Instructions for the task: Write out the records below from the first line through the line containing "first_bin_lo = 15.0", leaving out any pictures.

***** Entries shown

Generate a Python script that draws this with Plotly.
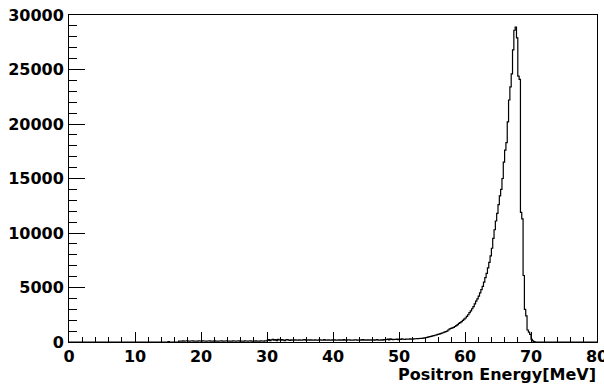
import numpy as np
import plotly.graph_objects as go

# Histogram definition (Positron energy, 0.2 MeV bins); bins outside listed range are empty
x_min, x_max = 0.0, 80.0
bin_width = 0.2
first_bin_lo = 15.0

# counts per bin
tail_a = [40, 0, 0, 0, 0, 0, 0, 0]  # 15.0 - 16.6
tail_b = [80, 90, 70, 100, 80, 90, 110, 80, 70, 90,
          100, 80, 90, 70, 80, 100, 90, 80, 110, 90,
          80, 70, 90, 100, 80, 90, 80, 100, 70, 90,
          80, 90, 100, 80, 70, 90, 110, 80, 90, 80,
          70, 100, 90, 80, 90, 100, 80, 90, 70, 80,
          100, 90, 80, 90, 110, 80, 90, 70, 100, 80,
          90, 80, 100, 90, 80, 110, 90]  # 16.6 - 30.0
tail_c = [150, 220, 130, 200, 250, 170, 210, 120, 240, 190,
          160, 220, 180, 130, 200, 230, 170, 150, 190, 180]  # 30.0 - 34.0
tail_d = [170, 190, 180, 160, 200, 180, 170, 190, 210, 180,
          160, 190, 180, 200, 170, 180, 190, 160, 180, 200,
          190, 170, 180, 210, 180, 160, 190, 180, 170, 200,
          180, 190, 160, 180, 200, 170, 190, 180, 210, 170,
          180, 190, 200, 170, 180, 160, 190, 200, 180, 170,
          190, 180, 210, 170, 190, 180, 200, 160, 190, 180,
          200, 170, 190, 210, 180]  # 34.0 - 47.0
tail_e = [180, 200, 170, 210, 190, 230, 260, 200, 280, 240,
          210, 250, 230, 270, 220, 260, 240, 280, 250, 230,
          260, 270, 250, 280, 260]  # 47.0 - 52.0
peak = [270, 280, 300, 310, 300, 320, 330, 340, 350, 380,
        400, 430, 470, 490, 520, 560, 590, 620, 660, 700,
        730, 770, 810, 850, 900, 945, 1000, 1100, 1200, 1250,
        1300, 1350, 1420, 1500, 1600, 1700, 1780, 1870, 1980, 2100,
        2200, 2350, 2500, 2700, 2850, 3050, 3250, 3500, 3750, 3950,
        4200, 4500, 4800, 5100, 5500, 5900, 6300, 6800, 7300, 7900,
        8600, 9500, 10300, 11100, 11800, 12600, 13400, 14000, 15000, 16500,
        17600, 18300, 20200, 22200, 23400, 24600, 26800, 28600, 28900, 27900,
        24400, 24100, 11900, 11300, 6100, 3000, 2400, 1100, 900, 700,
        250, 100, 30]  # 52.0 - 70.6

x_tick_vals = [0, 10, 20, 30, 40, 50, 60, 70, 80]
y_tick_vals = [0, 5000, 10000, 15000, 20000, 25000, 30000]
x_title = "Positron Energy[MeV]"

counts = tail_a + tail_b + tail_c + tail_d + tail_e + peak
edges = first_bin_lo + bin_width * np.arange(len(counts) + 1)

xs = [x_min] + list(edges[:-1]) + [edges[-1], x_max]
ys = [0] + counts + [0, 0]

fig = go.Figure(go.Scatter(x=xs, y=ys, mode="lines",
                           line=dict(color="black", width=1.2, shape="hv"),
                           hoverinfo="skip"))

axis_font = dict(family="DejaVu Sans", size=16, color="black", weight="bold")

fig.update_layout(
    width=604, height=385,
    margin=dict(l=69, r=7, t=15, b=43, autoexpand=False),
    paper_bgcolor="white", plot_bgcolor="white",
    showlegend=False,
    font=axis_font,
)
fig.update_xaxes(range=[x_min, x_max], tickvals=x_tick_vals, automargin=False,
                 ticks="inside", ticklen=10, tickwidth=1, tickcolor="black",
                 showline=True, linecolor="black", linewidth=1, mirror=True,
                 showgrid=False, zeroline=False, tickfont=axis_font,
                 ticklabelstandoff=0, ticklabeloverflow="allow",
                 minor=dict(dtick=2, tick0=0, ticks="inside", ticklen=5,
                            tickcolor="black", tickwidth=1, showgrid=False))
fig.update_yaxes(range=[0, 30000], tickvals=y_tick_vals, tickformat="d",
                 automargin=False,
                 ticks="inside", ticklen=16, tickwidth=1, tickcolor="black",
                 showline=True, linecolor="black", linewidth=1, mirror=True,
                 showgrid=False, zeroline=False, tickfont=axis_font,
                 ticklabelstandoff=1, ticklabeloverflow="allow",
                 minor=dict(dtick=1000, tick0=0, ticks="inside", ticklen=8,
                            tickcolor="black", tickwidth=1, showgrid=False))

fig.add_annotation(text=x_title, xref="paper", yref="paper", x=1.0, y=-0.100,
                   xanchor="right", yanchor="middle", showarrow=False,
                   borderpad=0, font=axis_font)

fig.write_html("out.html")
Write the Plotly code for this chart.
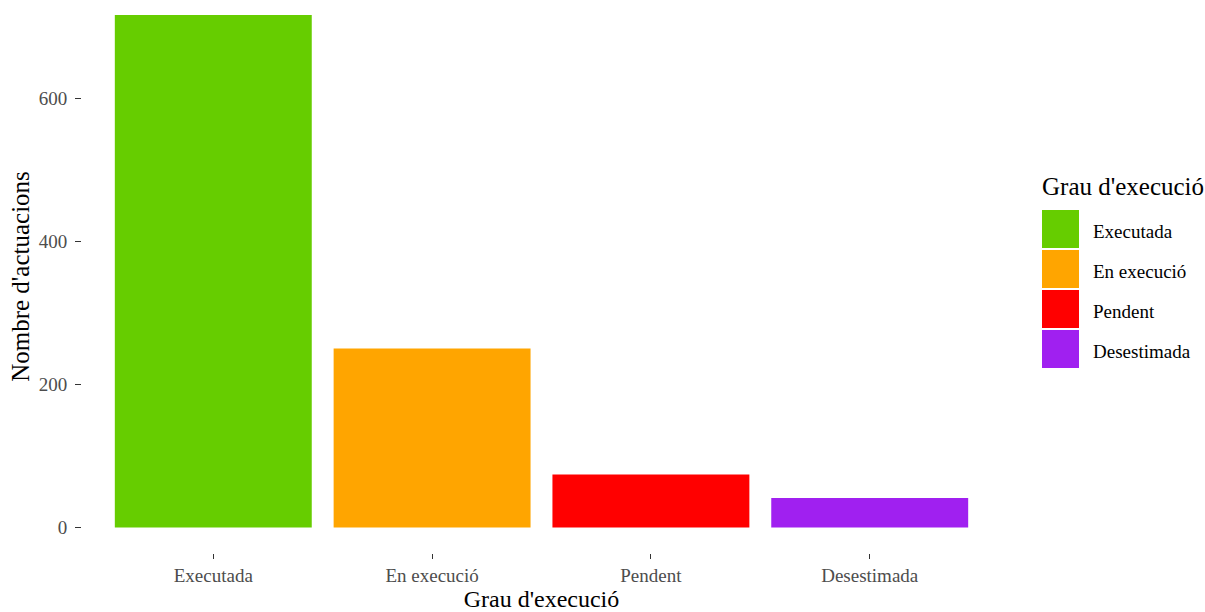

**********

Exercise output:
Generate a Python script that draws this with Plotly.
import numpy as np
import plotly.graph_objects as go

# Histogram definition (Positron energy, 0.2 MeV bins); bins outside listed range are empty
x_min, x_max = 0.0, 80.0
bin_width = 0.2
first_bin_lo = 15.0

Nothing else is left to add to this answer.